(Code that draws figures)
>> Begin

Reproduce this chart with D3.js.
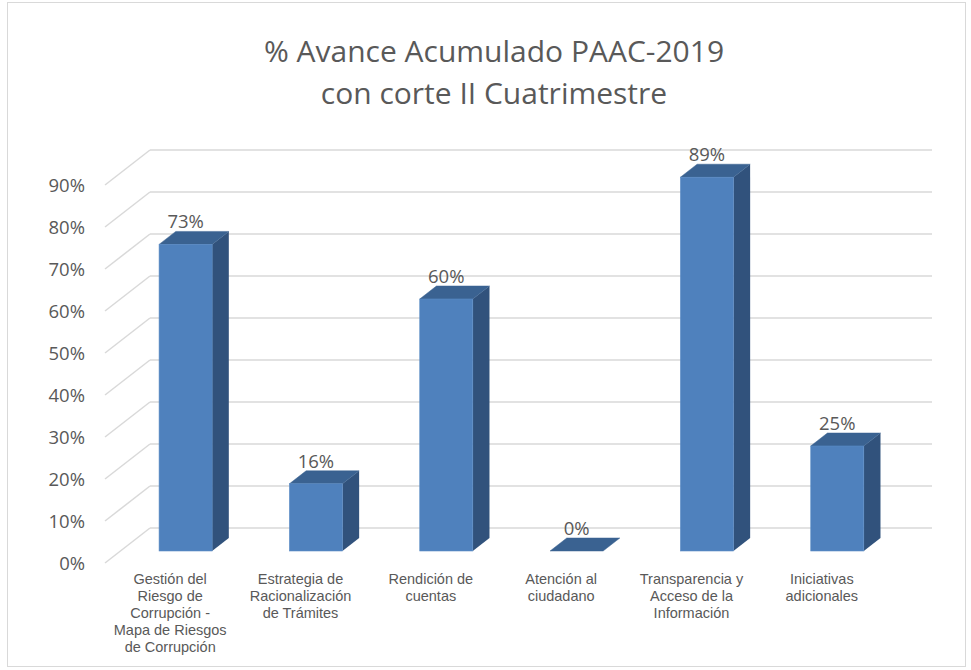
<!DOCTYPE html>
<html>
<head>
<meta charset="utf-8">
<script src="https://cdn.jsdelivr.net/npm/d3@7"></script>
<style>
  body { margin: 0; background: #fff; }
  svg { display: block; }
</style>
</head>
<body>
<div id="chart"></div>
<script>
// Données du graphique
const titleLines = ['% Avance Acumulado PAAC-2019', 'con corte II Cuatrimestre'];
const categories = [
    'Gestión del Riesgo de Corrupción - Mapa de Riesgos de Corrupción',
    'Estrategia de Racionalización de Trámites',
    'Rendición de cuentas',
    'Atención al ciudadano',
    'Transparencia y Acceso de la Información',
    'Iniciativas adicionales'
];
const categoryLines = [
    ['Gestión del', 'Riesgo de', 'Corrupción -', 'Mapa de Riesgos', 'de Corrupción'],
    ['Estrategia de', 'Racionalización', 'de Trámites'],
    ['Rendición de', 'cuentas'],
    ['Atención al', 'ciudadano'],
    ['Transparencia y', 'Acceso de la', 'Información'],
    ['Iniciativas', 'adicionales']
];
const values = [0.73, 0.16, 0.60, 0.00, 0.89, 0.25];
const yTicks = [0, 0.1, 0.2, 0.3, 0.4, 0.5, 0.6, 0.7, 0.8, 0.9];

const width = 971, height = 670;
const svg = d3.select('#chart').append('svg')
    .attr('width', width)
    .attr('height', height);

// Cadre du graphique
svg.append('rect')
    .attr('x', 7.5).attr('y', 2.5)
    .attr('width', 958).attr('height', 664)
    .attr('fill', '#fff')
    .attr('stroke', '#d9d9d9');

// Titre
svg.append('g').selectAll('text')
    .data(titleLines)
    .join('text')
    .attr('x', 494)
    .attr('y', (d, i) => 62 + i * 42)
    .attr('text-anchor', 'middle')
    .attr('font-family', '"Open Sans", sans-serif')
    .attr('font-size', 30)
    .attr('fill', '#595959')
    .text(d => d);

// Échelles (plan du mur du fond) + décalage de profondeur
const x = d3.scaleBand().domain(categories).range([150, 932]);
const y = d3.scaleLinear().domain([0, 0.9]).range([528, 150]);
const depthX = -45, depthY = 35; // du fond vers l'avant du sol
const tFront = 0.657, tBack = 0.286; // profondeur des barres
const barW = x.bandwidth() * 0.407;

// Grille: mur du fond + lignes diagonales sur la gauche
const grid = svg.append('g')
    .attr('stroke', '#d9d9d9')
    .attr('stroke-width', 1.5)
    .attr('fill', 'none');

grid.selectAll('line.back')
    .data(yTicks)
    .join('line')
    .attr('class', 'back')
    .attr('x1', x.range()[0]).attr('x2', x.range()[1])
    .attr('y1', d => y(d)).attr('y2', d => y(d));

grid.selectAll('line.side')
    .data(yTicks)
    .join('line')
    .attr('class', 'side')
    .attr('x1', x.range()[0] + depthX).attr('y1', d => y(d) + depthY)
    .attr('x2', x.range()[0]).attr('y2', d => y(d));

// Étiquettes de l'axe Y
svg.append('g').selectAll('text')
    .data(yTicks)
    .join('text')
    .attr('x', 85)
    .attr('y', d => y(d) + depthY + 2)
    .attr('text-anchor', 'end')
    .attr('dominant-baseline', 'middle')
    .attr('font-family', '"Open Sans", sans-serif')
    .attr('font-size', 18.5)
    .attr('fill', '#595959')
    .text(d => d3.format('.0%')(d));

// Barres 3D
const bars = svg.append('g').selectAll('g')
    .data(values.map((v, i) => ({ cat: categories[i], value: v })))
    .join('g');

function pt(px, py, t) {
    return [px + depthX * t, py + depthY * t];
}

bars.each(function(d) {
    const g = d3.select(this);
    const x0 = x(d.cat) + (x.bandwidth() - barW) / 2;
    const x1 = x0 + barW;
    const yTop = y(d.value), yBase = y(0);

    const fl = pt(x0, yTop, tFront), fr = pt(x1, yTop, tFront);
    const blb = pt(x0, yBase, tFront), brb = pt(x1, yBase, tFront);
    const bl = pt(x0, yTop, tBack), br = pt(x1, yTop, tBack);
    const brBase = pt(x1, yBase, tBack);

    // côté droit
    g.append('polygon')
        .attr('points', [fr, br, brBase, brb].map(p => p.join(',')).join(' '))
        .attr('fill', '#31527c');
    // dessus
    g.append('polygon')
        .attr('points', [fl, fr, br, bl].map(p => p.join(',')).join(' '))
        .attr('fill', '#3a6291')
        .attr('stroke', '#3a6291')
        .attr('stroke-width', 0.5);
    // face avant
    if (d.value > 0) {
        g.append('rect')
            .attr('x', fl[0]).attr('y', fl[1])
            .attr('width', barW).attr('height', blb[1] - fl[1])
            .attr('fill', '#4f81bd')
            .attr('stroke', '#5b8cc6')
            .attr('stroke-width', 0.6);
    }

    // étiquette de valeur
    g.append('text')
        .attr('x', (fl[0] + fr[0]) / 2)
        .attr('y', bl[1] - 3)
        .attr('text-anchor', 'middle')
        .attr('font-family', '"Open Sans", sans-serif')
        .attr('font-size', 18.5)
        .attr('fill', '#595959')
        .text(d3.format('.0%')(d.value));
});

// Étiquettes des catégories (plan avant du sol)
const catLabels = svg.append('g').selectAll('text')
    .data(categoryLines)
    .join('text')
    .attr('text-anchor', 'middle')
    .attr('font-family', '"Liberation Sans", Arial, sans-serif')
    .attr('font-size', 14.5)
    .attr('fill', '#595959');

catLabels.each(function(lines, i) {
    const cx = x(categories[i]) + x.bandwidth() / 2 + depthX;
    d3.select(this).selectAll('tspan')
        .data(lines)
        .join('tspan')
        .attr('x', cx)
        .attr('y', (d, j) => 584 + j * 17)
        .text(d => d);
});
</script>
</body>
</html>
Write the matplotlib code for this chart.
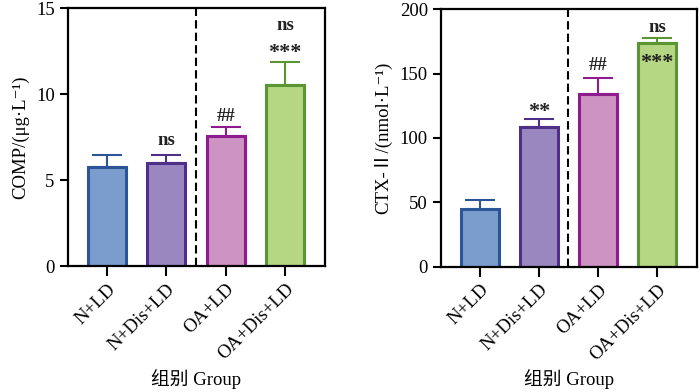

>> End

Written problem: Reproduce the data above in full, exactly as it is, with the pictures left out.

Task response:
Reproduce this chart with D3.js.
<!DOCTYPE html>
<html>
<head>
<meta charset="utf-8">
<script src="https://cdn.jsdelivr.net/npm/d3@7"></script>
<style>
  body { margin: 0; background: #fff; }
  svg { display: block; }
</style>
</head>
<body>
<div id="chart"></div>
<script>
// Données du graphique
const titleLines = ['% Avance Acumulado PAAC-2019', 'con corte II Cuatrimestre'];
const categories = [
    'Gestión del Riesgo de Corrupción - Mapa de Riesgos de Corrupción',
    'Estrategia de Racionalización de Trámites',
    'Rendición de cuentas',
    'Atención al ciudadano',
    'Transparencia y Acceso de la Información',
    'Iniciativas adicionales'
];
const categoryLines = [
    ['Gestión del', 'Riesgo de', 'Corrupción -', 'Mapa de Riesgos', 'de Corrupción'],
    ['Estrategia de', 'Racionalización', 'de Trámites'],
    ['Rendición de', 'cuentas'],
    ['Atención al', 'ciudadano'],
    ['Transparencia y', 'Acceso de la', 'Información'],
    ['Iniciativas', 'adicionales']
];
const values = [0.73, 0.16, 0.60, 0.00, 0.89, 0.25];
const yTicks = [0, 0.1, 0.2, 0.3, 0.4, 0.5, 0.6, 0.7, 0.8, 0.9];

const width = 971, height = 670;
const svg = d3.select('#chart').append('svg')
    .attr('width', width)
    .attr('height', height);

// Cadre du graphique
svg.append('rect')
    .attr('x', 7.5).attr('y', 2.5)
    .attr('width', 958).attr('height', 664)
    .attr('fill', '#fff')
    .attr('stroke', '#d9d9d9');

// Titre
svg.append('g').selectAll('text')
    .data(titleLines)
    .join('text')
    .attr('x', 494)
    .attr('y', (d, i) => 62 + i * 42)
    .attr('text-anchor', 'middle')
    .attr('font-family', '"Open Sans", sans-serif')
    .attr('font-size', 30)
    .attr('fill', '#595959')
    .text(d => d);

// Échelles (plan du mur du fond) + décalage de profondeur
const x = d3.scaleBand().domain(categories).range([150, 932]);
const y = d3.scaleLinear().domain([0, 0.9]).range([528, 150]);
const depthX = -45, depthY = 35; // du fond vers l'avant du sol
const tFront = 0.657, tBack = 0.286; // profondeur des barres
const barW = x.bandwidth() * 0.407;

// Grille: mur du fond + lignes diagonales sur la gauche
const grid = svg.append('g')
    .attr('stroke', '#d9d9d9')
    .attr('stroke-width', 1.5)
    .attr('fill', 'none');

grid.selectAll('line.back')
    .data(yTicks)
    .join('line')
    .attr('class', 'back')
    .attr('x1', x.range()[0]).attr('x2', x.range()[1])
    .attr('y1', d => y(d)).attr('y2', d => y(d));

grid.selectAll('line.side')
    .data(yTicks)
    .join('line')
    .attr('class', 'side')
    .attr('x1', x.range()[0] + depthX).attr('y1', d => y(d) + depthY)
    .attr('x2', x.range()[0]).attr('y2', d => y(d));

// Étiquettes de l'axe Y
svg.append('g').selectAll('text')
    .data(yTicks)
    .join('text')
    .attr('x', 85)
    .attr('y', d => y(d) + depthY + 2)
    .attr('text-anchor', 'end')
    .attr('dominant-baseline', 'middle')
    .attr('font-family', '"Open Sans", sans-serif')
    .attr('font-size', 18.5)
    .attr('fill', '#595959')
    .text(d => d3.format('.0%')(d));

// Barres 3D
const bars = svg.append('g').selectAll('g')
    .data(values.map((v, i) => ({ cat: categories[i], value: v })))
    .join('g');

function pt(px, py, t) {
    return [px + depthX * t, py + depthY * t];
}

bars.each(function(d) {
    const g = d3.select(this);
    const x0 = x(d.cat) + (x.bandwidth() - barW) / 2;
    const x1 = x0 + barW;
    const yTop = y(d.value), yBase = y(0);

    const fl = pt(x0, yTop, tFront), fr = pt(x1, yTop, tFront);
    const blb = pt(x0, yBase, tFront), brb = pt(x1, yBase, tFront);
    const bl = pt(x0, yTop, tBack), br = pt(x1, yTop, tBack);
    const brBase = pt(x1, yBase, tBack);

    // côté droit
    g.append('polygon')
        .attr('points', [fr, br, brBase, brb].map(p => p.join(',')).join(' '))
        .attr('fill', '#31527c');
    // dessus
    g.append('polygon')
        .attr('points', [fl, fr, br, bl].map(p => p.join(',')).join(' '))
        .attr('fill', '#3a6291')
        .attr('stroke', '#3a6291')
        .attr('stroke-width', 0.5);
    // face avant
    if (d.value > 0) {
        g.append('rect')
            .attr('x', fl[0]).attr('y', fl[1])
            .attr('width', barW).attr('height', blb[1] - fl[1])
            .attr('fill', '#4f81bd')
            .attr('stroke', '#5b8cc6')
            .attr('stroke-width', 0.6);
    }

    // étiquette de valeur
    g.append('text')
        .attr('x', (fl[0] + fr[0]) / 2)
        .attr('y', bl[1] - 3)
        .attr('text-anchor', 'middle')
        .attr('font-family', '"Open Sans", sans-serif')
        .attr('font-size', 18.5)
        .attr('fill', '#595959')
        .text(d3.format('.0%')(d.value));
});

// Étiquettes des catégories (plan avant du sol)
const catLabels = svg.append('g').selectAll('text')
    .data(categoryLines)
    .join('text')
    .attr('text-anchor', 'middle')
    .attr('font-family', '"Liberation Sans", Arial, sans-serif')
    .attr('font-size', 14.5)
    .attr('fill', '#595959');

catLabels.each(function(lines, i) {
    const cx = x(categories[i]) + x.bandwidth() / 2 + depthX;
    d3.select(this).selectAll('tspan')
        .data(lines)
        .join('tspan')
        .attr('x', cx)
        .attr('y', (d, j) => 584 + j * 17)
        .text(d => d);
});
</script>
</body>
</html>
Write the matplotlib code for this chart.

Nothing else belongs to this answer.